Can you and the other gus in the biz say a little bit about the law(or lack thereof?) that will control drilling or mining(shale, etc) for petroleum products in states where the industry is not yet active?

My guess is that in most states there will be a lot of regulation put into effect right up front-but not necessarily the right regulations-ones that will get the product out w/o too much environmental overhead.Some examples from places you guys have worked could throw some light on this.

Thanks in advance!

mac -- I'll give you one shocking discovery I made a few years ago when I drilled some wells in Kentucky. It was jumping back in TX 90 years. Most shocking: an operator could drill and produce an oil/NG well in the state and wasn't required to report how much they produced...to anyone: the state, the mineral owner, etc. Our play was the new Albany Shale Gas play (BTW...we failed big time...ran our butts back to TX as fast as possible.) I could take a lease offsetting a NG well that had been producing 10 years and had no way of finding out what it had produced. Other then asking that operator...and they seldom had anything to say. The state didn't even regulate the environmental impact of drilling. They dumped that on the EPA, and their closest office was Atlanta. The little I've heard about NY state they were also very unprepared for the Marcellus boom.

Not difficult for states to develop goods regs: just copy Texas. In the old days it wasn't too pretty. Today it's a very tight game here.


A lot of the worlds oil is produced from infield drilling in known fields. And of course a lot of reserve growth is from this activity but thats a different issue.

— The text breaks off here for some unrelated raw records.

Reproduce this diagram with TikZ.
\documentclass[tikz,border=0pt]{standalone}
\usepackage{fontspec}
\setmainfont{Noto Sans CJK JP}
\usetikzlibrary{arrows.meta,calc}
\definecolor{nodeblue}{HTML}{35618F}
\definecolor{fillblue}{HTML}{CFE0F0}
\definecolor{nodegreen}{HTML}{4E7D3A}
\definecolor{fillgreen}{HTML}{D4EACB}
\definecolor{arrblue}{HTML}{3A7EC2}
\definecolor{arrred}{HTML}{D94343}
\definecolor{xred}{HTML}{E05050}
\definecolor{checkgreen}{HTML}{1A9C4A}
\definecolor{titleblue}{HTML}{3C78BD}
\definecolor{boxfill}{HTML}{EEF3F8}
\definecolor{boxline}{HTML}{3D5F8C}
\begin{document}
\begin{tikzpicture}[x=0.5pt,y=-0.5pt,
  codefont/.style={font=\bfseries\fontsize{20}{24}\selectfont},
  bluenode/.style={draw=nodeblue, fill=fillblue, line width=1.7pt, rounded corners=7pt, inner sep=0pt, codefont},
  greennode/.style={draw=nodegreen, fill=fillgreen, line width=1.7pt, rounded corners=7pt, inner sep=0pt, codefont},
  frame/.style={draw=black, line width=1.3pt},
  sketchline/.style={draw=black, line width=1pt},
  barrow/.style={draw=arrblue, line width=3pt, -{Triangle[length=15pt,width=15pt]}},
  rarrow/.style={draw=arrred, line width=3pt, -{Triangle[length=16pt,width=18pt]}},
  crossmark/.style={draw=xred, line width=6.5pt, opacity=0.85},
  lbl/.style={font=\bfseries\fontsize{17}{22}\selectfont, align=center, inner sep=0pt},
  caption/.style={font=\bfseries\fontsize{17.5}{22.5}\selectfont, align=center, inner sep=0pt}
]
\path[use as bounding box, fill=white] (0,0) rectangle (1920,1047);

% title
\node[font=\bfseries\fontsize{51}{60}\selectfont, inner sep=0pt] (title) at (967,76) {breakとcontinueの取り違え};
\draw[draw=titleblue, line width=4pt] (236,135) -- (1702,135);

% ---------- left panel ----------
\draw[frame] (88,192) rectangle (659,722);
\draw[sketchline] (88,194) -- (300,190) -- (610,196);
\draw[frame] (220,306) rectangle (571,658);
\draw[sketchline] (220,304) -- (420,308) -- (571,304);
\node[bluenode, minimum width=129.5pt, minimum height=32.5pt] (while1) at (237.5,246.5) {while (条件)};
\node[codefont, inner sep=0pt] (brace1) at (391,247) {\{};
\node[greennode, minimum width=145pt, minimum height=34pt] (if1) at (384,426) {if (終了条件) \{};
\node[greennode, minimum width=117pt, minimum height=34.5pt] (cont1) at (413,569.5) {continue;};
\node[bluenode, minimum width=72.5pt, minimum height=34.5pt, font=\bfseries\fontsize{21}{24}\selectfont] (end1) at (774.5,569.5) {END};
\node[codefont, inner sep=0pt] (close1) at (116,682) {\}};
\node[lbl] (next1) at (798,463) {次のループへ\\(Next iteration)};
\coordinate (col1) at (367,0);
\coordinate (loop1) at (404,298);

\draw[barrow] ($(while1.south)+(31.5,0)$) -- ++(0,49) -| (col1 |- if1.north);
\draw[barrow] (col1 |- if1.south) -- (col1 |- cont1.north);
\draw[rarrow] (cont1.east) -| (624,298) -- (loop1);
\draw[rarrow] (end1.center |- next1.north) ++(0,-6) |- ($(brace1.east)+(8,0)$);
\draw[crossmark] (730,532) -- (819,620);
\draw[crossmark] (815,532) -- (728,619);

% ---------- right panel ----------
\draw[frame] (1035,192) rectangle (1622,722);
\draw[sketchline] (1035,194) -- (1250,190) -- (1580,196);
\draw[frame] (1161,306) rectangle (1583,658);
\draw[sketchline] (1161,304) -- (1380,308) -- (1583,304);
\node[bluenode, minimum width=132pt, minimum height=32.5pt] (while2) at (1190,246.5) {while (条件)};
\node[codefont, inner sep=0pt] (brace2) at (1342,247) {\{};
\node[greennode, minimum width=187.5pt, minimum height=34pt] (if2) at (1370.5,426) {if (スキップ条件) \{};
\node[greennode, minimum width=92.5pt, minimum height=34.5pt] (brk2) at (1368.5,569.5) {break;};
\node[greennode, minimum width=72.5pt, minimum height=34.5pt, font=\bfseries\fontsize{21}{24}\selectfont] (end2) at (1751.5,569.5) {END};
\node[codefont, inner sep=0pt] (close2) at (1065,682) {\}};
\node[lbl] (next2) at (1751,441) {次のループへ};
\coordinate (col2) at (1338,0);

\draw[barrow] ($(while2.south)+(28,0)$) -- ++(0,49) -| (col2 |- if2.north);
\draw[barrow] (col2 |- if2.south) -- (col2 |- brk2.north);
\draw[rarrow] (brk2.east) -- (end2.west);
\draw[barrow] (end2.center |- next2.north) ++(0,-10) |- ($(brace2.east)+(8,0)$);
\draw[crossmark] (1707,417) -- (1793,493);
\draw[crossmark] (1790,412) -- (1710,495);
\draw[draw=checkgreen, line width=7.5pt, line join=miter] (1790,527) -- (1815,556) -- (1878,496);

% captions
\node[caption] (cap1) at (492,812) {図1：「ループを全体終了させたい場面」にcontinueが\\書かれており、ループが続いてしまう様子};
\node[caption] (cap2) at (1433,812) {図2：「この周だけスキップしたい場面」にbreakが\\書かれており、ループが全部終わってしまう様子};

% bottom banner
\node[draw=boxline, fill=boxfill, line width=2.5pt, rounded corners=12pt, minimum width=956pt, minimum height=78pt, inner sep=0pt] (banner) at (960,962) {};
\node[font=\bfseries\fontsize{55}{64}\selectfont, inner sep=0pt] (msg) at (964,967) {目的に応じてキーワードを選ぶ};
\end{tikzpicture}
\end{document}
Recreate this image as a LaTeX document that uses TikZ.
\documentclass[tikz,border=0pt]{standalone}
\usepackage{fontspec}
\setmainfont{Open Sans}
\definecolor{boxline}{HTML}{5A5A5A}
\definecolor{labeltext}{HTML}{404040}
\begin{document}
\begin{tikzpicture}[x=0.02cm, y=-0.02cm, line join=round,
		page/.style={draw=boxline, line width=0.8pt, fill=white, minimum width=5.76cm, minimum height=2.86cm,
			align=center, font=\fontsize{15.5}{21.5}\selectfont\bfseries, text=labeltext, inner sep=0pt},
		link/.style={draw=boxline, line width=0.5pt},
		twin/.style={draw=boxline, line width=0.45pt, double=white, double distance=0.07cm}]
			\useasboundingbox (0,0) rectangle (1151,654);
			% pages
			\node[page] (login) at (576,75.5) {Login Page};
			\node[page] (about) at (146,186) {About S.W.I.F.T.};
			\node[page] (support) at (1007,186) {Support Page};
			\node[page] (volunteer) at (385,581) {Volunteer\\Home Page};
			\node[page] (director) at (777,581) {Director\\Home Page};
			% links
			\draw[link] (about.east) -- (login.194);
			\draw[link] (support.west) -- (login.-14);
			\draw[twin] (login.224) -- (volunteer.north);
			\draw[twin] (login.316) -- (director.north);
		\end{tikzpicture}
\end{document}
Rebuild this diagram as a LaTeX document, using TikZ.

What I've never really got a good handle on is once you develop a field using best practices is there any sort of rate at which you reach the point that further infield drilling is no longer useful in maintaining production rates. You go into decline.

It seems to me that as your field matures and you infield drill at a certain rate the time at which this becomes ineffective is trivial to figure out i.e you have a very good idea when the field will begin to show declining production as the last reasonable set of infield wells is put in.

However I've never read any info on this. To me it seems clear that if you know the production level and the status of infield drilling you have a good handle on the fields productive future yet there does not seem to be any sort of industry standard number for this.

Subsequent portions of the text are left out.